§ WHAT YOU NEED TO DO
Your output is the lines from the first one to the one containing "14, color: '#444'", repeated exactly, with images left out.

┄┄┄┄┄┄

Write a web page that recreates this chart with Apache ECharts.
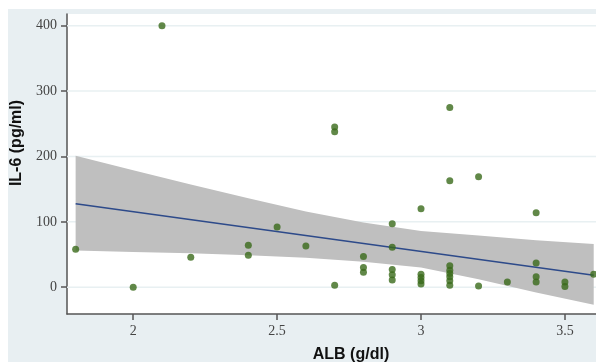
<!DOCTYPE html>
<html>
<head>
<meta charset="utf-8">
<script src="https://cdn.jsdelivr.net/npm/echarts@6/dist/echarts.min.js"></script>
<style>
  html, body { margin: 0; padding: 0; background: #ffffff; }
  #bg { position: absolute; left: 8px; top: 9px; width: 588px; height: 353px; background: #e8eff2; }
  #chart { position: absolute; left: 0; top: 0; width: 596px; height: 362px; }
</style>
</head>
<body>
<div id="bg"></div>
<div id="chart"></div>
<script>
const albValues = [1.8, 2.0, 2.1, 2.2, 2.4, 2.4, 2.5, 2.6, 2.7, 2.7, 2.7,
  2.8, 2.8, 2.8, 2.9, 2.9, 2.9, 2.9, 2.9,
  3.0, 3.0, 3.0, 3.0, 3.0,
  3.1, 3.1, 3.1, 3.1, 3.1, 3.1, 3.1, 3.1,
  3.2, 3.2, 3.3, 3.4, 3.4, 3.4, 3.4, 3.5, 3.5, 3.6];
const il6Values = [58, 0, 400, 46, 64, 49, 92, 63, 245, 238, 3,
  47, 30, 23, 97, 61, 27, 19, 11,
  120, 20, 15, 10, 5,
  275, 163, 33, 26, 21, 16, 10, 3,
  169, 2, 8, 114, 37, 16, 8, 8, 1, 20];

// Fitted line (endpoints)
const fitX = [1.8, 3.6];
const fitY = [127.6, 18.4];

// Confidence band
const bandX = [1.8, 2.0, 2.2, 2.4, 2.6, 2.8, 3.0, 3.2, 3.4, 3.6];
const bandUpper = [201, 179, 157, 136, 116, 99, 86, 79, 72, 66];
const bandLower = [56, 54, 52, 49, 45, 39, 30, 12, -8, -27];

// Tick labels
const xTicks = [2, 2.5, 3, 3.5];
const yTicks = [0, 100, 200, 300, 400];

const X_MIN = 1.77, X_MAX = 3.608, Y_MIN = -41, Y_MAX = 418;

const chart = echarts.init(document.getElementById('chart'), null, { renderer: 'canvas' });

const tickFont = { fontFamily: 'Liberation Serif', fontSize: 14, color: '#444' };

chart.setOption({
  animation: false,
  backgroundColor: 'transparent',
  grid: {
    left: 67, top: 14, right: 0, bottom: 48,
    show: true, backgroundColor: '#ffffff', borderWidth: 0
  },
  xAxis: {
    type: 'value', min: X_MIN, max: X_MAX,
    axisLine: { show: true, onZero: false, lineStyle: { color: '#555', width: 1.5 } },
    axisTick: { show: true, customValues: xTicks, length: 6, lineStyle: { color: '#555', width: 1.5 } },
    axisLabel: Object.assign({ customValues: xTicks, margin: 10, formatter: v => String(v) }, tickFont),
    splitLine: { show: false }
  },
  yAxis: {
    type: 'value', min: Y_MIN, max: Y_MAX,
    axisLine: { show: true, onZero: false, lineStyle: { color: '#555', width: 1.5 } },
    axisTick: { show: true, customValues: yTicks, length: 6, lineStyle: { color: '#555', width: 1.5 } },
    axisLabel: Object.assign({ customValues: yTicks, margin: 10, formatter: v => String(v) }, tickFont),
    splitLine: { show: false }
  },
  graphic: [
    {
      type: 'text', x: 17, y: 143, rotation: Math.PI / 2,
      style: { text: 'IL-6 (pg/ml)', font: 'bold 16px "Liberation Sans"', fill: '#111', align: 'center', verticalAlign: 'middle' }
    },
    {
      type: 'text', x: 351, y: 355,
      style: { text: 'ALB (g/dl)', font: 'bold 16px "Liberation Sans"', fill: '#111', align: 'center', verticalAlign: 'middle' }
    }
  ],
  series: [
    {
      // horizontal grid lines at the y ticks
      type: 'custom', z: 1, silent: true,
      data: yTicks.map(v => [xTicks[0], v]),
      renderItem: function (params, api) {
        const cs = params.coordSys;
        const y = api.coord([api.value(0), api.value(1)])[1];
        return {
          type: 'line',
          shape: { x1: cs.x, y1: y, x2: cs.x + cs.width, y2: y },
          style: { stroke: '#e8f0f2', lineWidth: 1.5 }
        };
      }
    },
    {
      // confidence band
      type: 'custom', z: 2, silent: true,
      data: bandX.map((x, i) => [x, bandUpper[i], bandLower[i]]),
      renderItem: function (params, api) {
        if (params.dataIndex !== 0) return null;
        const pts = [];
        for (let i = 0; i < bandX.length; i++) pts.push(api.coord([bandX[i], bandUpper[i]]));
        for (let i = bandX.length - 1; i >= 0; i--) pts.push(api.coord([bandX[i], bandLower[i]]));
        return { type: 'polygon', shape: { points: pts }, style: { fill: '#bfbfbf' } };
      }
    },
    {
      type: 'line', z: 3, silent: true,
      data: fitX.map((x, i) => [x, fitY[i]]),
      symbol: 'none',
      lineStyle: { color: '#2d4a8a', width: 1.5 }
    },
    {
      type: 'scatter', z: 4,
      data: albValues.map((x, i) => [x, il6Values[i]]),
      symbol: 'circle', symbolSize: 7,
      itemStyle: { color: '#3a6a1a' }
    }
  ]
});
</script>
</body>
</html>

┄┄┄┄┄┄

§ RESULT FOR THIS TASK
Write a web page that recreates this chart with Apache ECharts.
<!DOCTYPE html>
<html>
<head>
<meta charset="utf-8">
<script src="https://cdn.jsdelivr.net/npm/echarts@6/dist/echarts.min.js"></script>
<style>
  html, body { margin: 0; padding: 0; background: #ffffff; }
  #bg { position: absolute; left: 8px; top: 9px; width: 588px; height: 353px; background: #e8eff2; }
  #chart { position: absolute; left: 0; top: 0; width: 596px; height: 362px; }
</style>
</head>
<body>
<div id="bg"></div>
<div id="chart"></div>
<script>
const albValues = [1.8, 2.0, 2.1, 2.2, 2.4, 2.4, 2.5, 2.6, 2.7, 2.7, 2.7,
  2.8, 2.8, 2.8, 2.9, 2.9, 2.9, 2.9, 2.9,
  3.0, 3.0, 3.0, 3.0, 3.0,
  3.1, 3.1, 3.1, 3.1, 3.1, 3.1, 3.1, 3.1,
  3.2, 3.2, 3.3, 3.4, 3.4, 3.4, 3.4, 3.5, 3.5, 3.6];
const il6Values = [58, 0, 400, 46, 64, 49, 92, 63, 245, 238, 3,
  47, 30, 23, 97, 61, 27, 19, 11,
  120, 20, 15, 10, 5,
  275, 163, 33, 26, 21, 16, 10, 3,
  169, 2, 8, 114, 37, 16, 8, 8, 1, 20];

// Fitted line (endpoints)
const fitX = [1.8, 3.6];
const fitY = [127.6, 18.4];

// Confidence band
const bandX = [1.8, 2.0, 2.2, 2.4, 2.6, 2.8, 3.0, 3.2, 3.4, 3.6];
const bandUpper = [201, 179, 157, 136, 116, 99, 86, 79, 72, 66];
const bandLower = [56, 54, 52, 49, 45, 39, 30, 12, -8, -27];

// Tick labels
const xTicks = [2, 2.5, 3, 3.5];
const yTicks = [0, 100, 200, 300, 400];

const X_MIN = 1.77, X_MAX = 3.608, Y_MIN = -41, Y_MAX = 418;

const chart = echarts.init(document.getElementById('chart'), null, { renderer: 'canvas' });

const tickFont = { fontFamily: 'Liberation Serif', fontSize: 14, color: '#444' };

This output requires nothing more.